Fremantle Italia & The Apartment
with Rai Cinema

Year

2022

Directed by

Alex Infascelli

Screenplay

Alex Infascelli, Vincenzo Scuccimarra

Distributor

Wanted Cinema

Synopsis

On 31 October 1969, TV programmes across America were interrupted by a news flash: a man armed to the teeth has taken control of a TWA jet from Los Angeles to San Francisco, new final destination: Rome. Thus begins the longest hijacking in aviation history. While America is glued in front of the TV sets to follow with bated breath the odyssey of TWA flight 85, FBI agents identify the boy. His name is Raffaele Minichiello, 19, who emigrated to the USA from Irpinia in Southern Italy after the 1962 earthquake, a Marine decorated for bravery in battle. In the meantime, Italy too has begun to follow their compatriot’s joust through the skies. When he reaches Rome, Minichiello tries to escape in a police car but is caught and arrested… Kill Me If You Can is the incredible story of Raffaele Minichiello, a life scanned by earthquakes, bombings, wars, personal tragedies and all sorts of troubles, but always marked by an invincible will to live, or rather, to survive, despite a fate that seems to be raging against him.

Director's note

In my two previous documentaries, I dealt with the (complex) simplicity of two men like Emilio D'Alessandro and Francesco Totti. For the story of Raffaele Minichiello – Mini for his friends – I had to readjust my narrative model, because here I was faced with an enigma. Raffaele, in his formally simple figure, is not only unfathomable but also an unconscious bearer of truths that even he does not seem to possess.
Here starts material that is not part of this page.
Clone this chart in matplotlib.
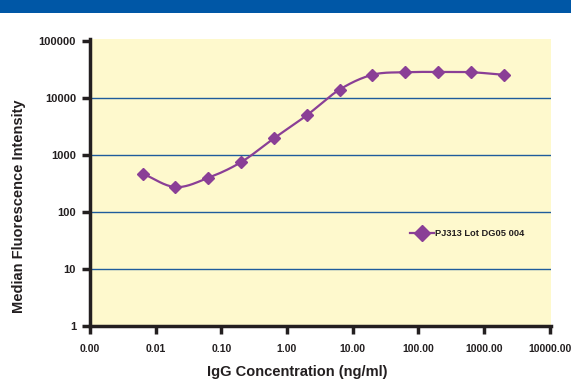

For the first time I found myself without a written ending, a predetermined port of call or, more befittingly in this case, a safe landing ground. Instead, I chose to document our meeting, creating around it a tableau of resonance, not to spice things up – I think the interview alone would have been enough – but to try to understand, to sit down and catch my breath. The astonishing archive material I found in years of research, stresses how even before me others had become interested in his story and found observing Raffaele in his world important, such is his estrangement from it. In fact, whether stuck in a 1960s black and white 16mm film still, or a Rai video from the 1980s, Raffaele always seems detached from the context and plunged in his own world, his own time, his own dimension. This continuous zooming in on and out from the character resulted in the most earnest of my works, not only in terms of approach or empathy with the protagonist, but also from a narrative point of view. Some discoveries or twists in the tale came to me while I was already editing, and so I let them fall into place wherever I found myself chronologically.